Surrounded by a region that has one of the largest concentrations of Assyrians in the United States, it was only fitting that Stanislaus State’s University Library welcomed its very own Francis Sarguis Modern Assyrian Heritage Collection Wednesday among faculty, staff and the greater community.
“It’s a very important and significant moment for the university and for the library,” said Stanislaus State President Ellen Junn. “It is certainly one of the few universities in California that have assembled a collection of modern Assyrian works and we are very pleased and honored to have it here.”
With a $50,000 gift in August of last year, Francis Sarguis established the Francis Sarguis Modern Assyrian Heritage Fund at Stanislaus State in memory of his mother to allow the university to acquire books and materials about modern Assyrian culture. On Wednesday, the university unveiled its collection of 129 in-print books, 23 e-books, six journals, and 85 books in cue to be ordered.
“I can’t tell you how pleased I am by the positive reaction I’ve had from not only the university, but also from people from my own Assyrian community whom I have a great deal of respect,” said Sarguis. “It’s been a long time since I’ve wanted to make a contribution to the advancement of Assyrian modern studies.”
University Library Dean Ron Rodriguez said that the Modern Assyrian Heritage Collection at Stanislaus State covers Assyrian history about individuals, events, religion, migration, societal issues and cultural practices and customs from 300 AD to present day.
“The Modern Heritage Collection is highly significant because we foresee that the library will become the west coast research destination for the history and culture of the Assyrian people,” said Gonzalez. “In short, it includes all manifestations of Assyrian experience in any geographical area since 300 AD.”
The Modern American Heritage Collection is not the only new addition to Stanislaus State as James Tuedio, Dean of the College of Arts, Humanities and Social Sciences, announced that the university will also be granting the Sarguis Student Award on an annual basis with the first recipient Katie Jaycox announced Wednesday.
“The award was a complete surprise,” said Jaycox, who is currently a master’s student in history. “This is the perfect university to do this study at, so I just feel immensely happy and honored.”
Jaycox said that through her research, she hopes to help more people understand who Assyrians are — including their culture and the role they play in the community — by collecting oral histories of local Assyrians.
“The idea at this point would be to do a social and cultural history of Assyrian communities in the area starting with getting an understanding of how the Assyrian communities became established in this area, as well as classic issues all immigrants face about retaining a distinct cultural identity and connection to a cultural heritage while at the same time assimilating to a different environment and different community,” said Jaycox’s thesis supervisor and history professor Brandon Wolfe-Hunnicutt.

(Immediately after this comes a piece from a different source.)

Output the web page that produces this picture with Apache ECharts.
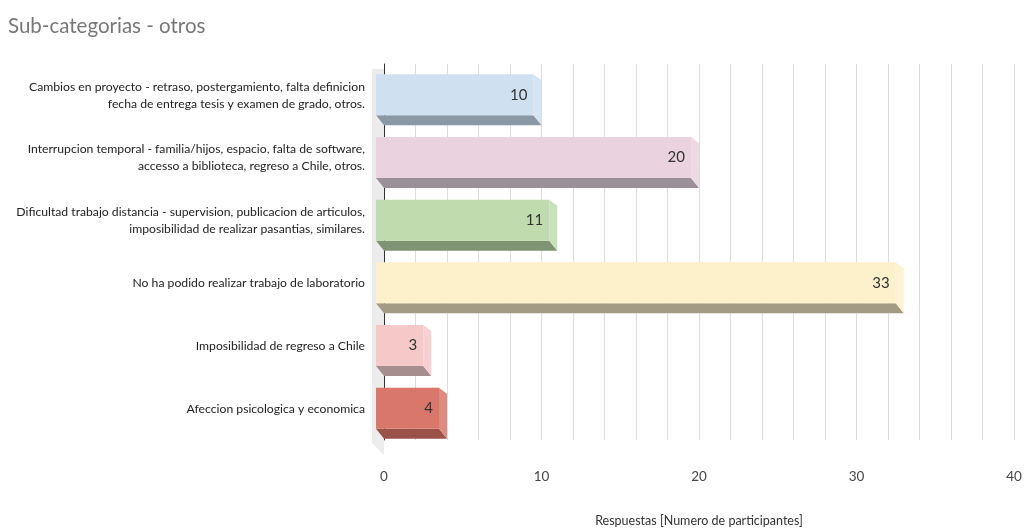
<!DOCTYPE html>
<html>
<head>
<meta charset="utf-8">
<script src="https://cdn.jsdelivr.net/npm/echarts@6/dist/echarts.min.js"></script>
<style>
  html, body { margin: 0; padding: 0; background: #fff; }
  #chart { width: 1024px; height: 531px; }
</style>
</head>
<body>
<div id="chart"></div>
<script>
const categories = [
  'Cambios en proyecto - retraso, postergamiento, falta definicion\nfecha de entrega tesis y examen de grado, otros.',
  'Interrupcion temporal - familia/hijos, espacio, falta de software,\naccesso a biblioteca, regreso a Chile, otros.',
  'Dificultad trabajo distancia - supervision, publicacion de articulos,\nimposibilidad de realizar pasantias, similares.',
  'No ha podido realizar trabajo de laboratorio',
  'Imposibilidad de regreso a Chile',
  'Afeccion psicologica y economica'
]
const values = [10, 20, 11, 33, 3, 4]
const frontColors = ['#cfe0f1', '#ead3de', '#c0dcae', '#fdf1cc', '#f6c9c9', '#d9786a']
const bottomColors = ['#8a97a4', '#9c9098', '#7f9474', '#a39c82', '#a68e8e', '#9a5248']

const FONT = "Lato, 'Open Sans', sans-serif"

const chart = echarts.init(document.getElementById('chart'))

const renderBar = (params, api) => {
  const idx = api.value(0)
  const v = api.value(1)
  const c0 = api.coord([0, idx])
  const cv = api.coord([v, idx])
  const x0 = c0[0], xv = cv[0], yc = cv[1]
  const d = 8
  const top = yc - 21, bot = yc + 20, depth = 10
  return {
    type: 'group',
    children: [
      {
        type: 'polygon',
        shape: { points: [[x0 - d, bot], [xv - d, bot], [xv, bot + depth], [x0, bot + depth]] },
        style: { fill: bottomColors[idx] }
      },
      {
        type: 'polygon',
        shape: { points: [[xv - d, top], [xv, top + 6], [xv, bot + depth], [xv - d, bot]] },
        style: { fill: frontColors[idx], opacity: 0.85 }
      },
      {
        type: 'rect',
        shape: { x: x0 - d, y: top, width: xv - x0, height: bot - top },
        style: { fill: frontColors[idx] }
      },
      {
        type: 'text',
        style: {
          text: String(v),
          x: xv - d - 6,
          y: (top + bot) / 2,
          align: 'right',
          verticalAlign: 'middle',
          fill: '#333',
          font: '15px ' + FONT
        }
      }
    ]
  }
}

chart.setOption({
  backgroundColor: '#fff',
  animation: false,
  title: {
    text: 'Sub-categorias - otros',
    left: 3,
    top: 11,
    textStyle: { fontFamily: FONT, fontSize: 20.5, fontWeight: 'normal', color: '#777' }
  },
  graphic: [{
    type: 'polygon',
    shape: { points: [[372, 69], [384, 69], [384, 455], [372, 443]] },
    style: { fill: '#ececec' },
    z: 0
  }],
  grid: { left: 384, right: 10, top: 64, bottom: 91, outerBoundsMode: 'none', containLabel: false },
  xAxis: {
    type: 'value',
    min: 0,
    max: 40,
    interval: 10,
    name: 'Respuestas [Numero de participantes]',
    nameLocation: 'middle',
    nameGap: 74,
    nameTextStyle: { fontFamily: FONT, fontSize: 12.5, color: '#333' },
    axisLine: { show: false },
    axisTick: { show: false },
    axisLabel: { margin: 30, fontFamily: FONT, fontSize: 13.5, color: '#444' },
    splitLine: { lineStyle: { color: '#dcdcdc' } },
    minorTick: { show: false, splitNumber: 5 },
    minorSplitLine: { show: true, lineStyle: { color: '#dcdcdc' } }
  },
  yAxis: {
    type: 'category',
    inverse: true,
    data: categories,
    axisLine: { show: true, lineStyle: { color: '#333', width: 1 } },
    axisTick: { show: false },
    axisLabel: {
      margin: 19,
      fontFamily: FONT,
      fontSize: 12.2,
      lineHeight: 17,
      color: '#222',
      align: 'right'
    }
  },
  series: [{
    type: 'custom',
    renderItem: renderBar,
    encode: { x: 1, y: 0 },
    data: values.map((v, i) => [i, v]),
    z: 5
  }]
})
</script>
</body>
</html>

“We will be using a methodology that is largely going to be reconstructing this history on the basis of oral histories, interviews, sort of ethnographic approaches by getting some life stories and trying to construct a grand narrative through the lens of particular individuals,” continued Wolfe-Hunnicutt.
In addition to announcing the first recipient of the Sarguis Student Award, Tuedio spoke about Stanislaus State’s intent to hire a faculty member whose scholarly focus will be on the modern Assyrian period.
“As an academic program develops, the best person to have is a trained faculty member who is in the position to establish not only their teaching excellence, but also their scholarly excellence and their service to the campus and community,” said Tuedio. “We look forward next fall to bring a faculty member before you whose expertise is in this very area.”